Comments about Urban Regeneration and Development MA - At the institution - Manchester - Greater Manchester
-to provide students with a framework for knowledge creation in the field of urban development and regeneration, and to prepare them for professional practice or for further research activity at the forefront of contemporary thinking. -to provide an understanding of the principal academic discourse relating to processes of urban development and change, and to engage in professional and inter-professional debate on the nature, purpose and methods of implementing successful urban regeneration programmes and projects. -to provide an understanding of the relationship between critical awareness of theory relating to the process or urban development, and its application to specific practice settings and questions. -to help students analyse, synthesise and evaluate both established and emerging policy and practice ideas, and to appreciate alternative methodologies associated with delivering successful urban regeneration programmes and projects. -to identify and define urban problems at a variety of scales and to provide the knowledge base to enable students to devise appropriate solutions utilising a variety of professional skills and methodologies. to provide students with the transferable skills and the confidence necessary to engage in collaborative problem solving
Entry requirements: Entrants are expected to have a good first degree, normally an Upper Second or First class honours degree (or its international equivalent) from a recognised University. With such a vocationally oriented programme however, all applicants are interviewed, and appropriate professional experience may additionally be taken into account. Whilst applications are welcome from students just about to graduate, applicants with relevant working experience post-graduation are particularly welcome.
Urban Regeneration and Development MA
With a burgeoning interest in the development and delivery of successful urban renaissance, the programme aims to present a coherent body of knowledge and skills in relation to the realisation of successful urban regeneration programmes and projects, and to provide students with a range of intellectual and professional skills for practice in urban regeneration and development in both public and private sectors (local authorities, regional development agencies, regeneration partnerships, regeneration consultancies, private developers).

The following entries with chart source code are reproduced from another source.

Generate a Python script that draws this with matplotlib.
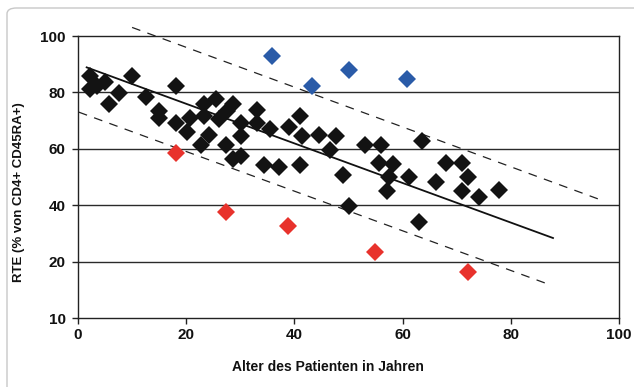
import matplotlib
matplotlib.use("Agg")
import matplotlib.pyplot as plt
from matplotlib.patches import FancyBboxPatch
import numpy as np

# Data (age in years, RTE %)
black_x = [2.3, 2.3, 3.5, 5.0, 5.7, 7.6, 9.9, 12.5, 15.0, 15.0, 18.2, 18.2, 20.1, 20.7,
           22.7, 23.2, 23.2, 24.3, 25.5, 26.1, 27.3, 27.6, 28.7, 28.7, 30.1, 30.1, 30.1,
           33.0, 33.0, 34.3, 35.5, 37.2, 39.0, 41.0, 41.0, 41.4, 44.6, 46.5, 47.6, 49.0,
           50.1, 53.0, 56.0, 55.7, 57.4, 57.1, 58.2, 61.2, 63.0, 63.6, 66.2, 68.1, 70.9,
           70.9, 72.1, 74.1, 77.9]
black_y = [85.9, 81.2, 82.2, 83.7, 75.9, 79.8, 85.9, 78.4, 73.5, 71.0, 82.2, 69.3, 66.0, 71.0,
           61.2, 75.9, 71.5, 64.8, 77.5, 70.6, 61.2, 73.5, 75.9, 56.5, 69.3, 64.4, 57.6,
           73.9, 69.3, 54.1, 67.1, 53.5, 67.6, 71.7, 54.4, 64.4, 65.0, 59.7, 64.4, 50.6,
           39.8, 61.2, 61.2, 55.0, 49.9, 45.2, 54.5, 49.9, 34.0, 62.6, 48.2, 55.0, 55.0,
           45.2, 49.9, 42.8, 45.4]
blue_x = [35.8, 43.2, 50.1, 60.8]
blue_y = [92.8, 82.3, 87.9, 84.8]
red_x = [18.1, 27.4, 38.8, 54.9, 72.1]
red_y = [58.6, 37.7, 32.7, 23.4, 16.2]

# Regression line and prediction bands: (intercept, slope, x_start, x_end)
fit_line = (90.0, -0.702, 1.6, 87.8)
upper_band = (110.1, -0.706, 10.0, 96.1)
lower_band = (73.1, -0.703, 0.15, 86.4)

x_ticks = [0, 20, 40, 60, 80, 100]
y_ticks = [0, 20, 40, 60, 80, 100]
y_tick_labels = ["10", "20", "40", "60", "80", "100"]

FONT = ['Liberation Sans Narrow', 'Liberation Sans', 'DejaVu Sans']

fig = plt.figure(figsize=(6.34, 3.87), dpi=100)
border = FancyBboxPatch((7/634, -0.2), 1.2, 1.2 - 8/387, boxstyle="round,pad=0,rounding_size=0.015",
                        transform=fig.transFigure, fill=False, edgecolor="#c8c8c8", linewidth=1.0)
fig.patches.append(border)

ax = fig.add_axes([78/634, 1-318/387, (619-78)/634, (318-36)/387])
ax.set_xlim(0, 100)
ax.set_ylim(0, 100)

for y in [20, 40, 60, 80]:
    ax.axhline(y, color="#2a2a2a", linewidth=1.0, zorder=1)

def draw_line(params, **kw):
    b, m, x0, x1 = params
    xs = np.array([x0, x1])
    ax.plot(xs, b + m * xs, clip_on=False, **kw)

draw_line(fit_line, color="#111111", linewidth=1.3, zorder=2)
draw_line(upper_band, color="#222222", linewidth=0.9, dashes=(7, 6), zorder=2)
draw_line(lower_band, color="#222222", linewidth=0.9, dashes=(7, 6), zorder=2)

ms = 8.7
ax.plot(black_x, black_y, 'D', color="#131313", markersize=ms, markeredgewidth=0, zorder=3)
ax.plot(blue_x, blue_y, 'D', color="#2a5ba8", markersize=ms, markeredgewidth=0, zorder=3)
ax.plot(red_x, red_y, 'D', color="#e8322c", markersize=ms, markeredgewidth=0, zorder=3)

for s in ax.spines.values():
    s.set_color("#222222")
    s.set_linewidth(1.0)

ax.set_xticks(x_ticks)
ax.set_yticks(y_ticks)
ax.set_yticklabels(y_tick_labels)
ax.tick_params(axis='both', length=4, width=1, color="#222222")
ax.tick_params(axis='x', pad=3)
ax.tick_params(axis='y', pad=5)
for lab in ax.get_xticklabels() + ax.get_yticklabels():
    lab.set_fontfamily(FONT)
    lab.set_fontweight('bold')
    lab.set_fontsize(11)
    lab.set_color("#111111")

fig.text(328/634, 1-367/387, "Alter des Patienten in Jahren", ha='center', va='center',
         family=FONT, fontweight='bold', fontsize=10, color="#111111")
fig.text(19/634, 1-192/387, "RTE (% von CD4+ CD45RA+)", ha='center', va='center', rotation=90,
         family=FONT, fontweight='bold', fontsize=9.5, color="#111111")

fig.savefig("out.png", dpi=100)
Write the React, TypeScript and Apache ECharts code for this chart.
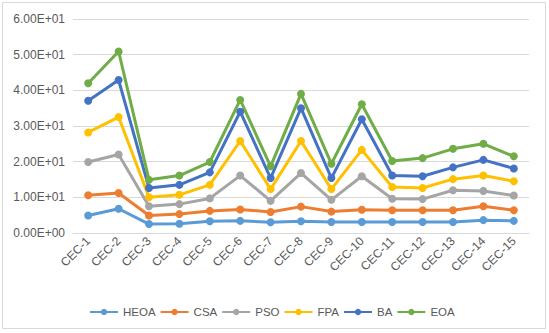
import React, { useEffect, useRef } from "react";
import * as echarts from "echarts";

const categories = [
  "CEC-1", "CEC-2", "CEC-3", "CEC-4", "CEC-5", "CEC-6", "CEC-7", "CEC-8",
  "CEC-9", "CEC-10", "CEC-11", "CEC-12", "CEC-13", "CEC-14", "CEC-15",
];
const HEOA = [4.9, 6.8, 2.5, 2.6, 3.3, 3.4, 3.0, 3.3, 3.1, 3.1, 3.1, 3.1, 3.1, 3.6, 3.4];
const CSA = [10.6, 11.2, 4.9, 5.3, 6.2, 6.6, 5.9, 7.4, 6.0, 6.5, 6.4, 6.4, 6.4, 7.5, 6.4];
const PSO = [19.9, 22.0, 7.5, 8.1, 9.7, 16.1, 9.0, 16.8, 9.3, 15.9, 9.6, 9.5, 12.0, 11.8, 10.5];
const FPA = [28.2, 32.5, 10.0, 10.7, 13.5, 25.8, 12.3, 25.8, 12.3, 23.3, 12.9, 12.6, 15.1, 16.1, 14.5];
const BA = [37.1, 42.9, 12.6, 13.5, 17.0, 34.0, 15.4, 35.0, 15.4, 31.9, 16.1, 15.9, 18.4, 20.5, 18.1];
const EOA = [42.0, 50.9, 14.9, 16.1, 19.9, 37.3, 18.7, 39.0, 19.4, 36.1, 20.2, 21.0, 23.6, 25.0, 21.5];

const seriesNames = ["HEOA", "CSA", "PSO", "FPA", "BA", "EOA"];
const seriesData = [HEOA, CSA, PSO, FPA, BA, EOA];
const colors = ["#5B9BD5", "#ED7D31", "#A5A5A5", "#FFC000", "#4472C4", "#70AD47"];

const FONT = "'Liberation Sans', Arial, sans-serif";

function fmt(v: number): string {
  const s = v.toExponential(2);
  const [m, e] = s.split("e");
  const sign = e[0] === "-" ? "-" : "+";
  const d = e.replace(/[+-]/, "").padStart(2, "0");
  return `${m}E${sign}${d}`;
}

export default function App() {
  const ref = useRef<HTMLDivElement>(null);
  useEffect(() => {
    if (!ref.current) return;
    const chart = echarts.init(ref.current, undefined, { renderer: "svg" });
    chart.setOption({
      animation: false,
      backgroundColor: "#ffffff",
      textStyle: { fontFamily: FONT },
      graphic: [
        {
          type: "rect",
          shape: { x: 2.5, y: 2.5, width: 543, height: 326 },
          style: { fill: "none", stroke: "#d9d9d9", lineWidth: 1 },
          silent: true,
        },
      ],
      grid: { left: 73, right: 20, top: 19, bottom: 100, containLabel: false },
      legend: {
        left: 84,
        top: 301,
        itemWidth: 28,
        itemHeight: 8,
        itemGap: 4,
        textStyle: { color: "#595959", fontSize: 11.5, fontFamily: FONT },
        data: seriesNames,
      },
      xAxis: {
        type: "category",
        data: categories,
        boundaryGap: true,
        axisLine: { lineStyle: { color: "#d9d9d9", width: 1 } },
        axisTick: { show: false },
        axisLabel: {
          rotate: 45,
          color: "#595959",
          fontSize: 12,
          margin: 6,
          fontFamily: FONT,
          interval: 0,
        },
      },
      yAxis: {
        type: "value",
        min: 0,
        max: 60,
        interval: 10,
        axisLine: { show: false },
        axisTick: { show: false },
        splitLine: { lineStyle: { color: "#d9d9d9", width: 1 } },
        axisLabel: {
          color: "#595959",
          fontSize: 12,
          margin: 8,
          fontFamily: FONT,
          formatter: (v: number) => fmt(v),
        },
      },
      series: seriesNames.map((name, i) => ({
        name,
        type: "line",
        data: seriesData[i],
        color: colors[i],
        symbol: "circle",
        symbolSize: 8,
        lineStyle: { width: 3, color: colors[i] },
        itemStyle: { color: colors[i] },
      })),
    });
    return () => chart.dispose();
  }, []);
  return (
    <div
      ref={ref}
      style={{ position: "absolute", left: 0, top: 0, width: 549, height: 333 }}
    />
  );
}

Core course units cover urban regeneration, land and development resources, community planning, local economic development and project-based course units relating to neighbourhood development and to a client-based submission on a regeneration topic. Optional and specialist inputs relate to housing policy, urban design, transport policy, a contemporary practice study, and the choice of dissertation topic.
With the skill deficiencies in the field identified by the Urban White Paper (2000) and the Egan Review (2004), the programme meets the needs of a buoyant job market in central and local government, regeneration partnerships, consultancies and non-governmental organisations.